McCray, the only Mountaineer to also attend the NFL Scouting Combine in Indianapolis, said most of the drills done at Appalachian State were the same that were done at the combine, but it was easier to work out at ASU then in Indianapolis.
“Just the atmosphere. I’m used to working out in these conditions,” McCray said. “I think I was comfortable just with my surroundings and everything.”
Former Watauga and Wofford standout Eric Breitenstein participated in a limited number of the drills, but will have his own pro day at Wofford.
The players also took the Wonderlic Test, a 50-question test that is supposed to give some glimpse at a players’ intelligence — sort of the NFL’s version of an SAT test.
Kareem Young, ASU’s strength and conditioning coach who serves as the Mountaineers’ NFL liaison, said there were at least 19 teams represented, including the Carolina Panthers. Most were scouts, though there was at least four position coaches.
Young did not say who the position coaches were or from which teams they represented. The sessions started late since the scouts were late from coming from Wake Forest.
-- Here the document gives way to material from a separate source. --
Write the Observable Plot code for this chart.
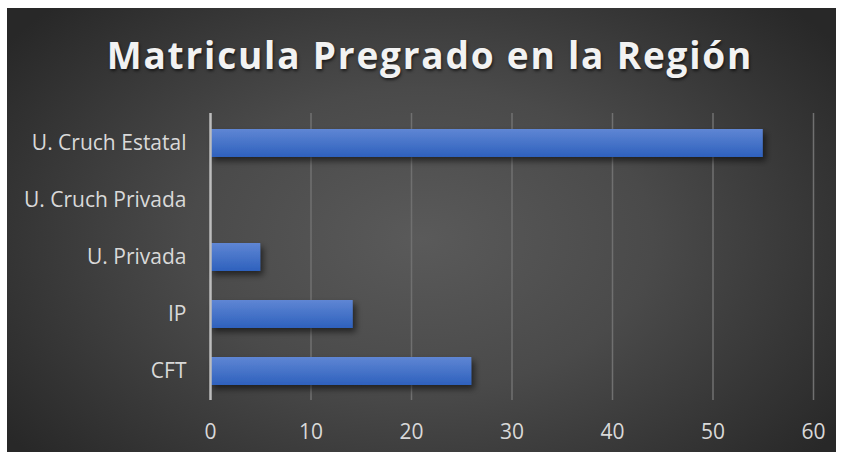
<!DOCTYPE html>
<html>
<head>
<meta charset="utf-8">
<script src="https://cdn.jsdelivr.net/npm/d3@7"></script>
<script src="https://cdn.jsdelivr.net/npm/@observablehq/plot@0.6"></script>
<style>
  html, body { margin: 0; padding: 0; background: #ffffff; }
  #wrap { position: relative; width: 844px; height: 460px; overflow: hidden; }
  #bg { position: absolute; left: 7px; top: 8px; width: 829px; height: 444px;
        background: radial-gradient(ellipse 62% 75% at 50% 52%, #5a5a5a 0%, #4a4a4a 45%, #282828 100%); }
  #title { position: absolute; left: 8px; width: 844px; top: 29px; text-align: center;
           font-family: "Open Sans", sans-serif; font-weight: 700; font-size: 37px; color: #f2f2f2;
           letter-spacing: 1.8px; white-space: nowrap; text-shadow: 1px 2px 3px rgba(0,0,0,0.6); }
  #chart { position: absolute; left: 0; top: 0; }
</style>
</head>
<body>
<div id="wrap">
  <div id="bg"></div>
  <div id="title">Matricula Pregrado en la Región</div>
  <div id="chart"></div>
</div>
<script>
const categories = ["U. Cruch Estatal", "U. Cruch Privada", "U. Privada", "IP", "CFT"];
const values = [55, 0, 5, 14.2, 26];
const xTicks = [0, 10, 20, 30, 40, 50, 60];

const data = categories.map((c, i) => ({category: c, value: values[i]}));

const plot = Plot.plot({
  width: 844,
  height: 460,
  marginLeft: 210,
  marginRight: 31,
  marginTop: 113,
  marginBottom: 60,
  style: {background: "transparent", fontFamily: "Open Sans, sans-serif", fontSize: "21px", color: "#d9d9d9"},
  x: {domain: [0, 60], ticks: xTicks, label: null, tickSize: 0, tickPadding: 24},
  y: {domain: categories, label: null, tickSize: 0, tickPadding: 24, paddingInner: 0.51, paddingOuter: 0.255},
  marks: [
    Plot.gridX(xTicks.filter(d => d > 0), {stroke: "#707070", strokeOpacity: 1, strokeWidth: 1.5}),
    Plot.barX(data, {x: "value", y: "category", fill: "url(#barGrad)"}),
    Plot.ruleX([0], {stroke: "#bdbdbd", strokeWidth: 2.5})
  ]
});

const svg = d3.select(plot);
const defs = svg.insert("defs", ":first-child");
const g = defs.append("linearGradient").attr("id", "barGrad").attr("x1", 0).attr("y1", 0).attr("x2", 0).attr("y2", 1);
g.append("stop").attr("offset", "0%").attr("stop-color", "#5f86d4");
g.append("stop").attr("offset", "100%").attr("stop-color", "#2e61bd");
const f = defs.append("filter").attr("id", "shadow").attr("x", "-10%").attr("y", "-30%").attr("width", "130%").attr("height", "190%");
f.append("feDropShadow").attr("dx", 3).attr("dy", 4).attr("stdDeviation", 3).attr("flood-color", "#000").attr("flood-opacity", 0.55);
svg.selectAll("rect").filter(function() { return this.getAttribute("fill") === "url(#barGrad)" || (this.parentNode && this.parentNode.getAttribute("fill") === "url(#barGrad)"); })
   .attr("filter", "url(#shadow)");
svg.selectAll("[aria-label='x-axis tick label'], [aria-label='y-axis tick label']").attr("fill", "#d9d9d9");

document.getElementById("chart").appendChild(plot);
</script>
</body>
</html>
The ACC school has its pro day the same day Appalachian State does so coaches can attend both in one day.
Young said that’s all part of being a player in the NFL. He tells ASU players that they have to be ready for things to change unexpectedly.
“What we try to prepare our guys for is for what ever comes down the pike,” Young said. “To be prepared for any and everything. That’s conducive to being a professional. One of the things I try to do is to drive home that professionalism in every facet in their training, even if it’s starting late. It’s everything about being a professional and how you carry yourself.”
Young said that:
• Kimbrough was looked at by a few teams as a fullback and as a linebacker by teams.
“I knew coming in I would have to do some running back drills,” Kimbrough said. “I just want to open myself to the market that I’m a versatile player, so I just want to show teams that I’m willing to do anything to make the team.”
• Miller received applause after showing a vertical leap of 43 inches. “If you have scouts clapping for you, you have put on a show,” Young said.
• McCray set personal records for several of the drills, but did not elaborate what they were.
“I didn’t get what the numbers were, but he’s getting gradually better and better,” Young said.
• Martin was impressive punting and kicking the ball despite the wet conditions on the field. Martin and Miller both said the Patriots and Lions talked to them about special teams.
Martin did some holding for place kicks while indoors, and then punted a variety of ways outside.
“I think I did OK,” Martin said. “I’m not mad with how I did. I think I did well enough, especially with the conditions. Overall it was a good day.”
All of these guys did a lot of good things today,” Young said. “They looked very sharp. I would say it was not just a look. It was more of an evaluation of can he do this.